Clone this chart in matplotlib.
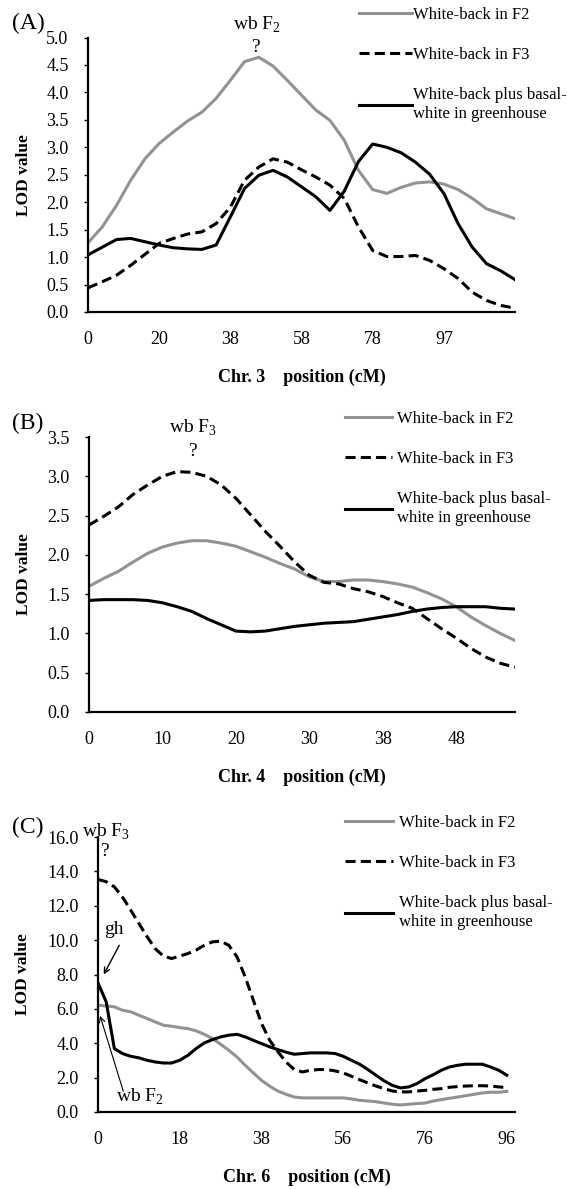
"""
LOD profiles for white-back QTL on chr. 3, 4 and 6.
"""
import numpy as np
import matplotlib
matplotlib.use("Agg")
import matplotlib.pyplot as plt

plt.rcParams['font.family'] = ['Liberation Serif', 'DejaVu Serif']
plt.rcParams['mathtext.fontset'] = 'custom'
plt.rcParams['mathtext.rm'] = 'Liberation Serif'

# ---- data (LOD values along the map, one value per marker interval) ----
# Chr. 3
ticks_A = ['0', '20', '38', '58', '78', '97']
f2_A = [1.26, 1.55, 1.94, 2.40, 2.79, 3.07, 3.28, 3.48, 3.64, 3.89, 4.22, 4.56, 4.64, 4.48, 4.22, 3.95,
        3.68, 3.49, 3.13, 2.58, 2.23, 2.16, 2.27, 2.35, 2.37, 2.33, 2.23, 2.07, 1.88, 1.79, 1.70]
f3_A = [0.44, 0.55, 0.67, 0.85, 1.05, 1.25, 1.34, 1.42, 1.46, 1.61, 1.91, 2.40, 2.64, 2.79, 2.73, 2.59,
        2.46, 2.31, 2.07, 1.55, 1.12, 1.01, 1.01, 1.03, 0.94, 0.79, 0.61, 0.36, 0.21, 0.12, 0.07]
gh_A = [1.04, 1.18, 1.32, 1.34, 1.28, 1.22, 1.17, 1.15, 1.14, 1.22, 1.73, 2.25, 2.49, 2.58, 2.46, 2.28,
        2.10, 1.85, 2.20, 2.74, 3.06, 3.00, 2.90, 2.73, 2.51, 2.16, 1.61, 1.18, 0.88, 0.75, 0.59]

# Chr. 4
ticks_B = ['0', '10', '20', '30', '38', '48']
f2_B = [1.60, 1.70, 1.79, 1.91, 2.02, 2.10, 2.15, 2.18, 2.18, 2.15, 2.11, 2.04, 1.97, 1.89, 1.82,
        1.72, 1.66, 1.66, 1.68, 1.68, 1.66, 1.63, 1.59, 1.52, 1.44, 1.34, 1.21, 1.10, 1.00, 0.91]
f3_B = [2.38, 2.49, 2.61, 2.77, 2.89, 3.00, 3.06, 3.05, 3.00, 2.89, 2.72, 2.51, 2.30, 2.11, 1.91,
        1.74, 1.65, 1.63, 1.57, 1.53, 1.47, 1.39, 1.32, 1.19, 1.06, 0.94, 0.81, 0.70, 0.62, 0.57]
gh_B = [1.42, 1.43, 1.43, 1.43, 1.42, 1.39, 1.34, 1.28, 1.19, 1.11, 1.03, 1.02, 1.03, 1.06, 1.09,
        1.11, 1.13, 1.14, 1.15, 1.18, 1.21, 1.24, 1.28, 1.31, 1.33, 1.34, 1.34, 1.34, 1.32, 1.31]

# Chr. 6
ticks_C = ['0', '18', '38', '56', '76', '96']
f2_C = [6.21, 6.17, 6.12, 5.92, 5.83, 5.63, 5.44, 5.24, 5.05, 4.99, 4.91, 4.85, 4.72, 4.52, 4.27, 3.94,
        3.59, 3.20, 2.72, 2.27, 1.84, 1.50, 1.22, 1.03, 0.87, 0.82, 0.82, 0.82, 0.82, 0.82, 0.82, 0.76,
        0.68, 0.64, 0.60, 0.52, 0.45, 0.41, 0.45, 0.49, 0.52, 0.64, 0.72, 0.80, 0.87, 0.95, 1.03, 1.11,
        1.15, 1.15, 1.20]
f3_C = [13.53, 13.40, 13.10, 12.50, 11.75, 10.97, 10.20, 9.50, 9.07, 8.93, 9.07, 9.22, 9.42, 9.70,
        9.90, 9.94, 9.70, 9.03, 7.86, 6.50, 5.15, 4.17, 3.50, 2.91, 2.47, 2.33, 2.43, 2.47, 2.47, 2.39,
        2.27, 2.08, 1.88, 1.69, 1.51, 1.36, 1.22, 1.17, 1.17, 1.22, 1.26, 1.32, 1.36, 1.44, 1.48, 1.51,
        1.53, 1.53, 1.51, 1.46, 1.42]
gh_C = [7.51, 6.41, 3.69, 3.40, 3.24, 3.15, 3.01, 2.91, 2.85, 2.85, 3.01, 3.30, 3.69, 4.02, 4.21, 4.37,
        4.47, 4.52, 4.37, 4.17, 3.98, 3.79, 3.63, 3.48, 3.36, 3.40, 3.44, 3.44, 3.44, 3.40, 3.24, 3.01,
        2.78, 2.47, 2.14, 1.81, 1.55, 1.40, 1.46, 1.65, 1.94, 2.17, 2.43, 2.62, 2.72, 2.78, 2.78, 2.78,
        2.62, 2.43, 2.14]

labels = ['White-back in F2', 'White-back in F3', 'White-back plus basal-\nwhite in greenhouse']

W, H = 567, 1189
fig = plt.figure(figsize=(W / 100, H / 100), dpi=100)


def px(x, y):
    return x / W, 1 - y / H


def rect(l, r, t, b):
    return [l / W, 1 - b / H, (r - l) / W, (b - t) / H]


panels = [
    # rect, data, ticks, tick step, xmax, ymax, ystep, chr, legend x/y, handle len, text pad, ylabel x
    (rect(88, 515, 37.5, 312), (f2_A, f3_A, gh_A), ticks_A, 5, 30, 5.0, 0.5, 'Chr. 3', (359, 7), 3.17, 0.06, -0.131),
    (rect(89, 515, 437, 712), (f2_B, f3_B, gh_B), ticks_B, 5, 29, 3.5, 0.5, 'Chr. 4', (345, 411), 2.8, 0.3, -0.134),
    (rect(98, 515, 837, 1112), (f2_C, f3_C, gh_C), ticks_C, 10, 51, 16.0, 2.0, 'Chr. 6', (345, 815), 2.9, 0.36, -0.161),
]

axes = []
for r, (f2, f3, gh), tl, step, xmax, ymax, ystep, chrom, (lx, ly), hl, htp, ylx in panels:
    ax = fig.add_axes(r)
    x = np.arange(len(f2))
    ax.plot(x, f2, color='#929292', lw=2.2, label=labels[0])
    ax.plot(x, f3, color='black', lw=2.2, ls=(0, (3.3, 1.7)), label=labels[1])
    ax.plot(x, gh, color='black', lw=2.2, label=labels[2])

    ax.set_xlim(0, xmax)
    ax.set_ylim(0, ymax)
    ax.set_xticks(np.arange(len(tl)) * step)
    ax.set_xticklabels(tl)
    yt = np.arange(0, ymax + ystep / 2, ystep)
    ax.set_yticks(yt)
    ax.set_yticklabels(['%.1f' % v for v in yt])
    ax.tick_params(axis='x', length=0, pad=14, labelsize=13)
    ax.tick_params(axis='y', length=3, width=1, direction='out', pad=11, labelsize=13)
    for s in ['top', 'right']:
        ax.spines[s].set_visible(False)
    for s in ['left', 'bottom']:
        ax.spines[s].set_linewidth(1.6)

    ax.set_ylabel('LOD value', fontweight='bold', fontsize=12.5)
    ax.yaxis.set_label_coords(ylx, 0.5)
    ax.set_xlabel(chrom + '    position (cM)', fontweight='bold', fontsize=13)
    ax.xaxis.set_label_coords(0.5, -0.205)

    leg = ax.legend(loc='upper left', bbox_to_anchor=px(lx, ly), bbox_transform=fig.transFigure,
                    frameon=False, fontsize=12, handlelength=hl, handletextpad=htp,
                    labelspacing=1.45, borderpad=0, borderaxespad=0)
    for t in leg.get_texts():
        t.set_linespacing(1.25)
    axes.append(ax)

# panel letters
for s, y in [('(A)', 23), ('(B)', 423), ('(C)', 827)]:
    fig.text(*px(12, y), s, fontsize=17, ha='left', va='center')

# QTL marks
fig.text(*px(257, 25), 'wb F$_2$', fontsize=14, ha='center', va='center')
fig.text(*px(256, 47), '?', fontsize=14, ha='center', va='center')
fig.text(*px(193, 428), 'wb F$_3$', fontsize=14, ha='center', va='center')
fig.text(*px(193, 451), '?', fontsize=14, ha='center', va='center')
fig.text(*px(106, 832), 'wb F$_3$', fontsize=14, ha='center', va='center')
fig.text(*px(105, 852), '?', fontsize=14, ha='center', va='center')

axC = axes[2]
axC.text(2.0, 10.6, 'gh', fontsize=14, ha='center', va='center')
axC.annotate('', xy=(0.7, 8.0), xytext=(2.6, 9.7),
             arrowprops=dict(arrowstyle='->', lw=1.0, color='black', shrinkA=0, shrinkB=0))
axC.text(5.1, 0.87, 'wb F$_2$', fontsize=14, ha='center', va='center')
axC.annotate('', xy=(0.25, 5.6), xytext=(3.1, 1.2),
             arrowprops=dict(arrowstyle='->', lw=0.8, color='black', shrinkA=0, shrinkB=0))

fig.savefig('out.png', dpi=100)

---------------

- **Goal**
Copy all lines from the material that include "matplotlib".

- **Solved exercise**
Clone this chart in matplotlib.
import matplotlib
matplotlib.use("Agg")
import matplotlib.pyplot as plt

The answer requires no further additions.